With a few notable exceptions, cap rates remained stable or declined for most property types and classes in Canada’s major real estate markets during the first half of 2015. That largely parallels trends in the 46 U.S. markets also analyzed in CBRE’s recently released North American cap rate survey, although Canadian cap rates are generally lower and offer narrower spreads over 10-year bond rates.
Across the 10 surveyed Canadian metros, average rates dropped most steeply in Class AA downtown office, urban multi-residential and neighbourhood/community retail properties compared to the first half of 2014. Class B downtown office and suburban hotels were the only property types with an upward trajectory.
In Toronto, which is the lone Canadian market CBRE categorizes as Tier 1, cap rates almost universally decreased from 2014 levels, but remained flat for Class B downtown office, Class A suburban office, Class B industrial and retail power centres. In contrast, Calgary saw rising cap rates for most property types and classes, except downtown Class AA office, neighbourhood/community retail and retail power centres, which remained flat.
Canada-wide, the average cap rate for downtown Class AA office space was 5.1 per cent — ranging from a low of 4.5 per cent in Toronto to a high of 6 per cent in Edmonton — down from 5.27 per cent as of June 30, 2014. U.S. Class AA downtown office properties registered an average cap rate of 5.36 per cent during the first half of 2015, ranging from 3.75 per cent in New York to 9 per cent in Memphis.

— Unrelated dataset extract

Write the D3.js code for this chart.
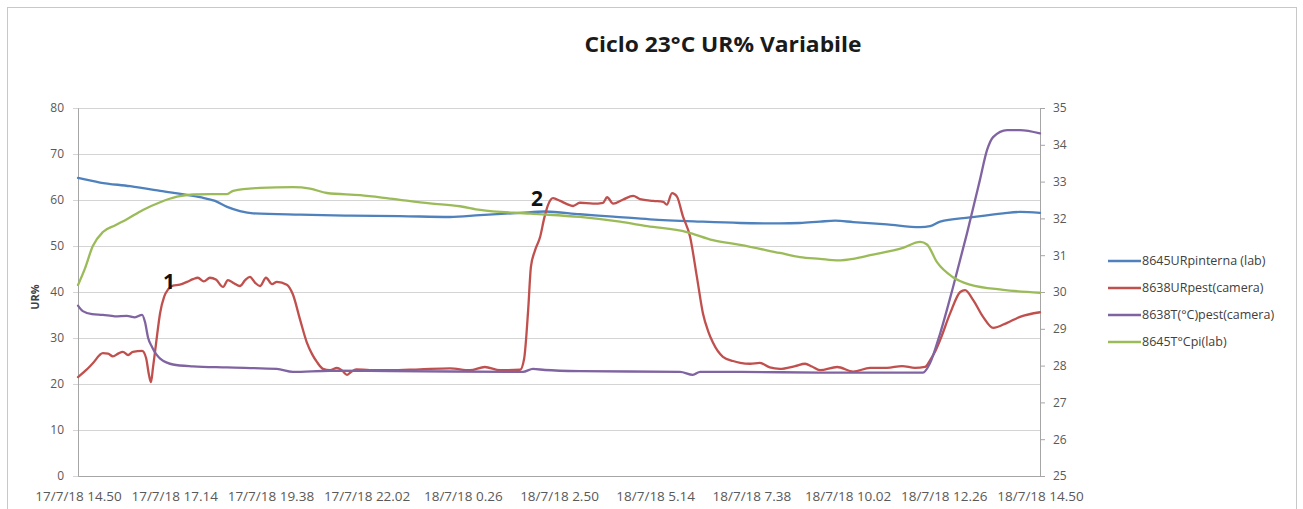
<!DOCTYPE html>
<html>
<head>
<meta charset="utf-8">
<script src="https://cdn.jsdelivr.net/npm/d3@7"></script>
<style>
  html, body { margin: 0; padding: 0; background: #fff; }
  svg { display: block; }
  .tick text { fill: #595959; }
</style>
</head>
<body>
<svg id="chart" width="1303" height="509"></svg>
<script>
// Time axis: hours elapsed since 17/7/18 14.50, labelled every 2 h 24 min
const tickHours = [0, 2.4, 4.8, 7.2, 9.6, 12, 14.4, 16.8, 19.2, 21.6, 24];
const tickLabels = ["17/7/18 14.50", "17/7/18 17.14", "17/7/18 19.38", "17/7/18 22.02",
  "18/7/18 0.26", "18/7/18 2.50", "18/7/18 5.14", "18/7/18 7.38",
  "18/7/18 10.02", "18/7/18 12.26", "18/7/18 14.50"];

const urTicks = [0, 10, 20, 30, 40, 50, 60, 70, 80];
const tTicks = [25, 26, 27, 28, 29, 30, 31, 32, 33, 34, 35];

// 8645URpinterna (lab) — UR%, [hours, value]
const labUR = [[0,64.8],[0.55,63.8],[1.30,63.0],[2.05,62.0],[3.04,60.6],[3.42,59.8],[3.72,58.5],
  [4.04,57.6],[4.37,57.1],[5.54,56.8],[6.79,56.6],[8.03,56.5],[9.28,56.3],[10.03,56.7],
  [11.03,57.2],[11.65,57.5],[12.52,56.9],[13.35,56.4],[14.27,55.8],[15.52,55.3],[16.52,55.0],
  [17.51,54.9],[18.01,55.0],[18.51,55.3],[18.89,55.5],[19.34,55.2],[20.18,54.7],[21.01,54.1],
  [21.26,54.3],[21.51,55.3],[22.25,56.2],[23.08,57.1],[23.50,57.4],[24,57.2]];

// 8638URpest(camera) — UR%, [hours, value]
const cameraUR = [[0,21.5],[0.2,23.0],[0.37,24.5],[0.62,26.7],[0.75,26.6],[0.87,26.0],[1.0,26.6],
  [1.12,27.0],[1.25,26.3],[1.37,27.0],[1.60,27.2],[1.70,25.6],[1.77,22.0],[1.82,20.4],[1.87,23.5],
  [1.95,29.0],[2.05,35.5],[2.15,39.0],[2.25,40.6],[2.37,41.4],[2.54,41.6],[2.72,42.2],[2.87,42.8],
  [2.99,43.1],[3.14,42.3],[3.29,43.1],[3.44,42.7],[3.62,41.1],[3.74,42.6],[3.89,41.9],[4.04,41.3],
  [4.17,42.6],[4.29,43.3],[4.42,42.0],[4.54,41.3],[4.69,43.1],[4.84,41.7],[4.96,42.2],[5.21,41.6],
  [5.36,39.5],[5.54,34.0],[5.71,29.0],[5.84,26.5],[5.96,24.8],[6.11,23.3],[6.29,23.0],[6.46,23.5],
  [6.59,22.9],[6.71,22.0],[6.81,22.6],[6.94,23.2],[7.28,23.0],[7.78,23.0],[8.53,23.2],[9.28,23.4],
  [9.78,23.0],[10.15,23.7],[10.53,23.0],[11.03,23.1],[11.13,25.5],[11.23,36.0],[11.30,45.5],
  [11.40,49.0],[11.53,52.0],[11.63,56.0],[11.73,59.0],[11.85,60.4],[12.03,59.8],[12.20,59.1],
  [12.35,58.7],[12.52,59.4],[12.85,59.2],[13.10,59.4],[13.20,60.6],[13.35,59.2],[13.60,60.1],
  [13.85,60.9],[14.02,60.2],[14.35,59.8],[14.60,59.6],[14.69,59.0],[14.82,61.5],[14.94,60.8],
  [15.09,56.5],[15.27,52.0],[15.44,43.3],[15.59,35.4],[15.72,31.5],[15.84,29.0],[16.09,25.9],
  [16.34,25.0],[16.52,24.6],[16.77,24.4],[17.01,24.6],[17.26,23.6],[17.51,23.3],[17.89,23.9],
  [18.14,24.4],[18.31,23.8],[18.51,23.0],[18.94,23.7],[19.34,22.7],[19.76,23.5],[20.18,23.5],
  [20.56,23.9],[20.88,23.5],[21.13,23.7],[21.26,25.2],[21.38,27.0],[21.51,29.6],[21.76,35.4],
  [22.01,40.0],[22.13,40.4],[22.33,38.3],[22.58,34.6],[22.83,32.2],[23.18,33.3],[23.50,34.6],[24,35.6]];

// 8638T(°C)pest(camera) — °C, [hours, value]
const cameraT = [[0,29.63],[0.12,29.48],[0.35,29.40],[0.62,29.38],[0.92,29.34],[1.22,29.35],
  [1.42,29.31],[1.60,29.38],[1.67,29.19],[1.75,28.75],[1.85,28.50],[1.95,28.31],[2.05,28.19],
  [2.22,28.08],[2.37,28.03],[2.87,27.98],[3.72,27.95],[4.96,27.91],[5.36,27.83],[6.29,27.86],
  [7.78,27.85],[9.28,27.84],[11.10,27.83],[11.35,27.91],[11.65,27.88],[12.52,27.85],[15.02,27.83],
  [15.34,27.75],[15.52,27.83],[16.52,27.83],[18.51,27.81],[21.08,27.81],[21.26,28.08],[21.51,28.88],
  [21.83,30.13],[22.18,31.60],[22.50,33.04],[22.68,33.86],[22.83,34.21],[23.18,34.40],[23.50,34.40],
  [24,34.31]];

// 8645T°Cpi(lab) — °C, [hours, value]
const labT = [[0,30.19],[0.17,30.63],[0.37,31.25],[0.62,31.63],[0.92,31.81],[1.22,31.98],
  [1.62,32.23],[2.05,32.44],[2.47,32.59],[2.87,32.65],[3.29,32.66],[3.72,32.66],[3.87,32.75],
  [4.54,32.83],[5.36,32.85],[5.79,32.81],[6.21,32.69],[7.04,32.63],[7.78,32.54],[8.78,32.41],
  [9.53,32.33],[10.03,32.23],[11.28,32.13],[12.52,32.04],[13.52,31.91],[14.20,31.79],[15.19,31.63],
  [15.84,31.41],[16.52,31.28],[17.51,31.06],[18.01,30.95],[18.51,30.90],[18.94,30.86],[19.38,30.91],
  [19.76,31.00],[20.58,31.20],[21.01,31.36],[21.18,31.29],[21.43,30.81],[21.83,30.40],[22.25,30.20],
  [23.08,30.06],[24,29.98]];

const seriesNames = ["8645URpinterna (lab)", "8638URpest(camera)", "8638T(°C)pest(camera)", "8645T°Cpi(lab)"];
const seriesColors = ["#4F81BD", "#C0504D", "#8064A2", "#9BBB59"];

const svg = d3.select("#chart");
const font = "'Open Sans', 'Liberation Sans', sans-serif";

// chart frame
svg.append("rect").attr("x", 7.5).attr("y", 7.5).attr("width", 1289).attr("height", 520)
  .attr("fill", "#fff").attr("stroke", "#c8c8c8").attr("stroke-width", 1);

const plot = { left: 78, right: 1040, top: 108, bottom: 476 };

const x = d3.scaleLinear().domain([0, 24]).range([plot.left, plot.right]);
const yL = d3.scaleLinear().domain([0, 80]).range([plot.bottom, plot.top]);
const yR = d3.scaleLinear().domain([25, 35]).range([plot.bottom, plot.top]);

// horizontal gridlines
svg.append("g").selectAll("line").data(urTicks.filter(d => d > 0)).join("line")
  .attr("x1", plot.left).attr("x2", plot.right)
  .attr("y1", d => Math.round(yL(d)) + 0.5).attr("y2", d => Math.round(yL(d)) + 0.5)
  .attr("stroke", "#d4d4d4").attr("stroke-width", 1);

// left axis
const gL = svg.append("g").attr("transform", `translate(${plot.left},0)`)
  .call(d3.axisLeft(yL).tickValues(urTicks).tickSize(5).tickPadding(9));
// right axis
const gR = svg.append("g").attr("transform", `translate(${plot.right},0)`)
  .call(d3.axisRight(yR).tickValues(tTicks).tickSize(5).tickPadding(8));
// bottom axis
const gB = svg.append("g").attr("transform", `translate(0,${plot.bottom})`)
  .call(d3.axisBottom(x).tickValues(tickHours).tickFormat((d, i) => tickLabels[i]).tickSize(0).tickPadding(15));

[gL, gR, gB].forEach(g => {
  g.selectAll(".domain").attr("stroke", "#a6a6a6");
  g.selectAll(".tick line").attr("stroke", "#a6a6a6");
  g.selectAll("text").attr("font-family", font).attr("font-size", 12).attr("fill", "#595959");
});
gB.selectAll("text").attr("font-size", 13.5).attr("fill", "#4d4d4d");
gL.selectAll(".tick line").attr("stroke", "#d4d4d4");

// series lines
const lineL = d3.line().x(d => x(d[0])).y(d => yL(d[1])).curve(d3.curveMonotoneX);
const lineR = d3.line().x(d => x(d[0])).y(d => yR(d[1])).curve(d3.curveMonotoneX);

const drawn = [
  { data: labUR, gen: lineL, color: seriesColors[0] },
  { data: cameraUR, gen: lineL, color: seriesColors[1] },
  { data: cameraT, gen: lineR, color: seriesColors[2] },
  { data: labT, gen: lineR, color: seriesColors[3] }
];
svg.append("g").selectAll("path").data(drawn).join("path")
  .attr("d", d => d.gen(d.data))
  .attr("fill", "none").attr("stroke", d => d.color)
  .attr("stroke-width", 2.3).attr("stroke-linejoin", "round").attr("stroke-linecap", "round");

// title
const title = svg.append("text").attr("x", 723).attr("y", 52).attr("text-anchor", "middle")
  .attr("font-family", font).attr("font-weight", "bold").attr("font-size", 22)
  .attr("fill", "#1a1a1a").text("Ciclo 23°C UR% Variabile");
title.attr("textLength", 277).attr("lengthAdjust", "spacingAndGlyphs");

// left axis title
svg.append("text").attr("transform", "translate(39,297) rotate(-90)")
  .attr("text-anchor", "middle").attr("font-family", font).attr("font-weight", "bold")
  .attr("font-size", 11).attr("fill", "#404040").text("UR%");

// step markers
svg.append("text").attr("x", 169).attr("y", 289).attr("text-anchor", "middle")
  .attr("font-family", font).attr("font-weight", "bold").attr("font-size", 21).attr("fill", "#111").text("1");
svg.append("text").attr("x", 537).attr("y", 206).attr("text-anchor", "middle")
  .attr("font-family", font).attr("font-weight", "bold").attr("font-size", 21).attr("fill", "#111").text("2");

// legend
const legend = svg.append("g").attr("transform", "translate(1108,261)");
const items = legend.selectAll("g").data(seriesNames).join("g")
  .attr("transform", (d, i) => `translate(0,${i * 27})`);
items.append("line").attr("x1", 0).attr("x2", 33).attr("y1", 0).attr("y2", 0)
  .attr("stroke", (d, i) => seriesColors[i]).attr("stroke-width", 2.3);
items.append("text").attr("x", 34).attr("y", 0).attr("dy", "0.35em")
  .attr("font-family", font).attr("font-size", 12.5).attr("fill", "#404040").text(d => d);
</script>
</body>
</html>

Suburban office stock exhibited the most divergent national trends, as cap rates increased 7 basis points on average for all property classes across U.S. markets. In Canada, cap rates rose for Class A suburban office in Calgary, Montreal and Halifax, fell for Class B in Toronto, Montreal, Ottawa and Halifax, and remained stable elsewhere.
Meanwhile, industrial trends were more in sync on both sides of the border, although rates tended to drop more dramatically in the U.S., at an average of 19 basis points for U.S. Class A buildings versus an average drop of 5 basis points in Canada. Industrial cap rates declined in most Canadian markets, while remaining flat in Edmonton, Vancouver, London/Windsor and Toronto’s Class B stock.
Urban multi-residential properties continue to offer the lowest cap rates of any Canadian real estate sector, averaging 4.41 per cent across the 10 surveyed markets. That falls as low as 3.25 to 4 per cent in Toronto, climbing to the 5 to 5.5 per cent range in Halifax and London/Windsor. Again, Calgary is the lone market where cap rates have risen since 2014, now pegged at 4.25 to 4.75 per cent.